Transcript

So, what are the key features or personality characteristics of corporations? The first one is a formal creation. You can find your way into a partnership by accident, by just cooperating with another person. You cannot accidentally find yourself involved in a corporation. To create a corporation, you must file specific papers called articles of incorporation with a secretary of the state, of the state in which you are incorporating. Most people incorporate in Delaware. So you file what is sort of like the constitution for the corporation with the secretary of state of Delaware. You pay the nominal filing fee, and you form to create a company. The second characteristic is legal separateness or legal personality. Corporations are separate entities from the people who form them. That separation means that unlike in a partnership where the partners are liable personally and act as the partnership, the partnership is the partners, in a corporation, the corporation is completely separate legal entity. It can be sued in its name, it sues in its name, it has to pay taxes as if it were an individual. The corporation is a separate legal entity from the people that constitute it. A third key characteristic of corporations is limited liability. The liabilities of the corporation are the responsibility of the corporation as a separate entity. In general, subject to some exceptions, the debts of the corporation are the corporation's debts. And people who have claims against the corporation, whether they're tort creditors, or contract creditors, cannot seek to remedy those things by going after the people who are the founders of the corporation, the managers of the corporation, and the employees of the corporation. Those people are protected from any kind of obligation for the liabilities of the corporation.

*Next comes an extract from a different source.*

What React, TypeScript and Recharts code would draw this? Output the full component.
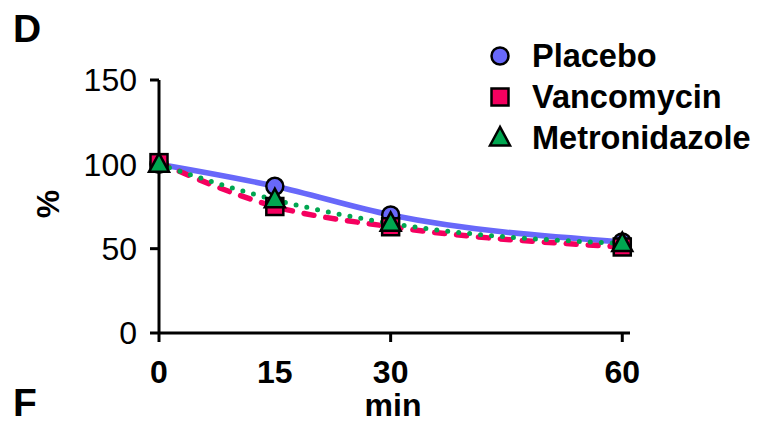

In addition, there's a corollary feature there, which is called affirmative asset partitioning. Affirmative asset partitioning is that the creditors of the individuals who form the corporation cannot go after the assets of the corporation. So if you form a corporation and you put some assets in it, your personal creditors as an individual cannot go after the assets of the corporation. So there's limited liability, which protects you from debts of the corporation as a founder, and there's affirmative asset partitioning, which is your own personal creditors cannot go after assets in the corporation.